The petrol shock


At a time when people can barely afford to part with even a single rupee from their heavily strained budgets, the federal government has announced a dramatic rise in the prices of all petroleum products, with the increase ranging from Rs10 to Rs12 on average. Analysts believe this may be the highest rise in petroleum prices at one time ever recorded in the country’s history. It comes because of the increase in global petroleum prices and also because of the IMF demand for the levy on petrol, with Pakistan needing to make this provision, if it wishes to remain within the IMF programme. The opposition parties have immediately come out in condemnation of the increase with all the major parties, including the PML-N, the PPP, the JI and others, condemning it as an anti-people move, which will drive people towards further misery and simply indicates the indifference of the government to their plight.

The woes of the citizens of Pakistan are likely to multiply manifold with the historic hike in prices of petroleum products. With a populace that is already reeling under pressures of unprecedented inflations and depreciating rupee, this recent increase is heartless to say the least. When the government committed to the IMF additional petroleum levy, even at that time most independent economists and observers were highly apprehensive of this step. In the long run, such an increase invariably results in further inflation and high cost of production and transport. It is worth recalling that the government had last increased the petrol prices by three rupees to nearly 148 rupees per litre on Jan 15, and now it has been increased to nearly Rs160.

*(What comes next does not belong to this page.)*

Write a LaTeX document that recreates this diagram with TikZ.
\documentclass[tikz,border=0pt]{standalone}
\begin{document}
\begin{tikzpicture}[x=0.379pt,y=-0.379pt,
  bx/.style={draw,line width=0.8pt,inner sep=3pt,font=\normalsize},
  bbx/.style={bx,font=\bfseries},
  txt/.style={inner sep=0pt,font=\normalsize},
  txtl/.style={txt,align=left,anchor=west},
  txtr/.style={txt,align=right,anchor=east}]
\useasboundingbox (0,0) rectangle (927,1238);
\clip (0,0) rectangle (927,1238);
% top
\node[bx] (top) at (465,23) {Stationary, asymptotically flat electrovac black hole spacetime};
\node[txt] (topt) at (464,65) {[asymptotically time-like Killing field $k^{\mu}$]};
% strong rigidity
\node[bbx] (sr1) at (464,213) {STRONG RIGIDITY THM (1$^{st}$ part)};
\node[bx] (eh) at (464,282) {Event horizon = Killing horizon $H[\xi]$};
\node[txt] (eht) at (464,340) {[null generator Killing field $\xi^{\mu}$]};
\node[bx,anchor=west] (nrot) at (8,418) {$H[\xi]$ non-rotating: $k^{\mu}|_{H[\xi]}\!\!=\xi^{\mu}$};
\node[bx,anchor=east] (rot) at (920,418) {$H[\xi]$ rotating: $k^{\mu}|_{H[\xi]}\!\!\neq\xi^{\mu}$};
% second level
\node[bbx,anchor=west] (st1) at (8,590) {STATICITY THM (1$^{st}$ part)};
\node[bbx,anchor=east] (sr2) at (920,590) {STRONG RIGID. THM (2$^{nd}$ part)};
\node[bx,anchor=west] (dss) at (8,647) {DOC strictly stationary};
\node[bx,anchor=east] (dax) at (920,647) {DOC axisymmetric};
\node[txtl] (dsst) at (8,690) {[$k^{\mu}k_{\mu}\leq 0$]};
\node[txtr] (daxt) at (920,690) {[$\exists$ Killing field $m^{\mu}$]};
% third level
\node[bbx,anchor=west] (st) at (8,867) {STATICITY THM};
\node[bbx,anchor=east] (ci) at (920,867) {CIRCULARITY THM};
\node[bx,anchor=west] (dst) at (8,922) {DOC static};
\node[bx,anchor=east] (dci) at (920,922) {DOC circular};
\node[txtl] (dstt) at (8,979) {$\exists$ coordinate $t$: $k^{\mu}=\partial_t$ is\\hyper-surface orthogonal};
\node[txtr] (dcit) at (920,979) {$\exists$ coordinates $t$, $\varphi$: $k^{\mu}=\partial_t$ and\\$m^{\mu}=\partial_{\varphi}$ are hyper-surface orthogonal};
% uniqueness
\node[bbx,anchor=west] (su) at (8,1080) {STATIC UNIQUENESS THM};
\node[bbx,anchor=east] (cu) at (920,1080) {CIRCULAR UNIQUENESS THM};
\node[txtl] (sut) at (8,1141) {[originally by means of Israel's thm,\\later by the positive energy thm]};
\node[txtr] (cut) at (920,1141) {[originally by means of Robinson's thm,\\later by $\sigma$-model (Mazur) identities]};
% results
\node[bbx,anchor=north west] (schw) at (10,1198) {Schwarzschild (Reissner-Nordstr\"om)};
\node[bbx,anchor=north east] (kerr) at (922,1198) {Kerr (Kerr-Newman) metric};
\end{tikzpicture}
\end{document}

The question that needs to be asked is just how people are expected to cope. The government is offering no one answers, suggesting no form of relief. The current increase will stay in place till at least February 28th and reviewed after that in accordance with global rates which will determine if any adjustment is to be made. To many this seems unlikely. The inflation brought under the PTI government has already driven people to desperation. This latest hike in petroleum goods will only worsen the situation and make it even more difficult for people to work out a means to survive. This applies not only to the lowest income groups, but also those falling in middle brackets and the salaried classes too. The government needs to face the fact that people are barely able to survive. They have to find some strategy to enable people to manage and escape the current situation now made worse with the latest price hike.

The government must prevent further devaluation in Pakistani rupee to forestall more price increases of petroleum in future. Every time the government has increased petroleum prices, there has been a corresponding surge in inflation. Though the GST rate on all these products remained unchanged, the increase of levy on all petroleum products by four rupees per litre just to honour the commitment made with the IMF will have a devastating impact. For its part, the government appears to be blissfully oblivious of the gravity of the financial condition of the common people.